With one debate already in the books, we’re not really any closer to knowing what taxes will be in the books, or not, come January. In fact, when the ball drops on New Year’s Eve, we may still need a crystal ball to tell us in what direction we are headed.

As IRS Commissioner Douglas Shulman prepares to depart in November, major legislative uncertainties face the agency as well as practitioners and taxpayers heading into 2013. Among them are the many tax provisions set to expire, including the alternative minimum tax and rate structure, which could cause major operational concerns during fling season, according to Marc Gerson, former majority tax counsel to the House Committee on Ways and Means.

The earliest these provisions could be extended is in the lame duck session after the election, and thus the IRS will be inundated with customer service requests, Gerson indicated. Overall, the uncertainty of tax legislation, along with the replacement of a commissioner, will only heighten the difficulties facing the IRS in 2013.

“There are so many provisions that either expired last year or are expiring that taxpayers and the IRS together are wondering if in fact they will be extended in a lame duck session,” he said. “A lot depends on the outcome of the election.”

Uncertainty pervades the tax landscape, as it includes important provisions that may be extended, that may fail to be extended, or the 21 Affordable Care Act provisions that may or may not be repealed. Among them are the estate tax rates, the R&D credit, the sales tax deduction, the AMT patch, and the Bush tax cuts, including capital gains and dividend rates. 

“We’ve seen some efforts to address these in 2012,” said Gerson. “For example, the Senate Finance Committee reported out a bill in late July, and the House did as part of its pre-August recess activity. Now the question is how does Congress address this large agenda of outstanding items?”

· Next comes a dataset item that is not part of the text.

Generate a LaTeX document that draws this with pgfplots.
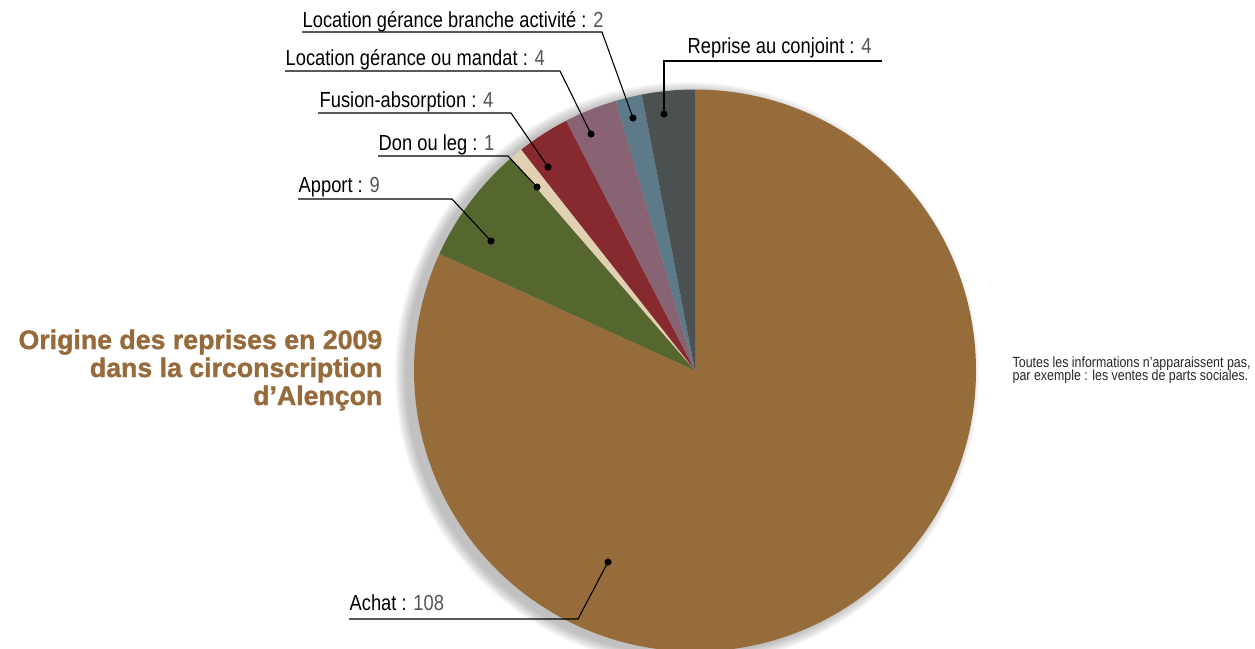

“Given the uncertainty, it’s hard for both individual and corporate taxpayers to plan for or know what to do,” Gerson added.

“We were in kind of the same situation at the end of 2010, and at that point legislation was passed that gave us essentially a two-year extension of the Bush tax cuts. We can look to that as a potential model. I would hope that it is the model, but there may be a shorter term solution,” he said.

“It would be very unfortunate if this were delayed due to rancor following the election,” Gerson noted. “It might take a while to step back after the election and decide strategically what to do by the end of the year. For both parties the priority is on not increasing taxes, but it’s a question of what taxpayers they have in mind.”

Given the large number of expired or expiring provisions, it’s already challenging for the IRS even if the commissioner were remaining in place, Gerson observed. “There are so many administrative and implementation concerns for the IRS. They face the same uncertainties as to what will be in place. Individual rates are such a fundamental core component of the Code, so the uncertainty creates implementation and operational issues. There’s not a lot of time.”

Rate changes are the main concern regarding year-end expiration, agreed Doug Bekker, a tax partner at the Grand Rapids, Mich., office of BDO USA. “The capital gains rate and the dividend rate are currently tied to each other,” he said.

Dividends will be taxed at the same rate as ordinary income, while the maximum rate on capital gains would rise from 15 to 20 percent.

“Potentially, in January 2013, dividends received by individuals in the top bracket could go up to as much as 39.6 percent, plus the new Medicare tax on investment income could add another 3.8 percent,” said Bekker. “The combined rate would equal 43.4 percent, almost triple the current rate on dividends.”

As a result, he noted, “We’re seeing a lot of privately held corporations doing dividend planning. If they are otherwise contemplating paying dividends in the next few years, they’re looking to accelerate into 2012 to take advantage of the lower rate.”

The same is true for capital gains planning, with a new rate (including the 3.8 percent Medicare tax) at 23.8 percent, 8.8 percent higher than the current 15 percent rate. “This means that our tax planning becomes the opposite of what we normally do, since we’re not looking to defer income to future years, but we are trying to accelerate income,” said Bekker.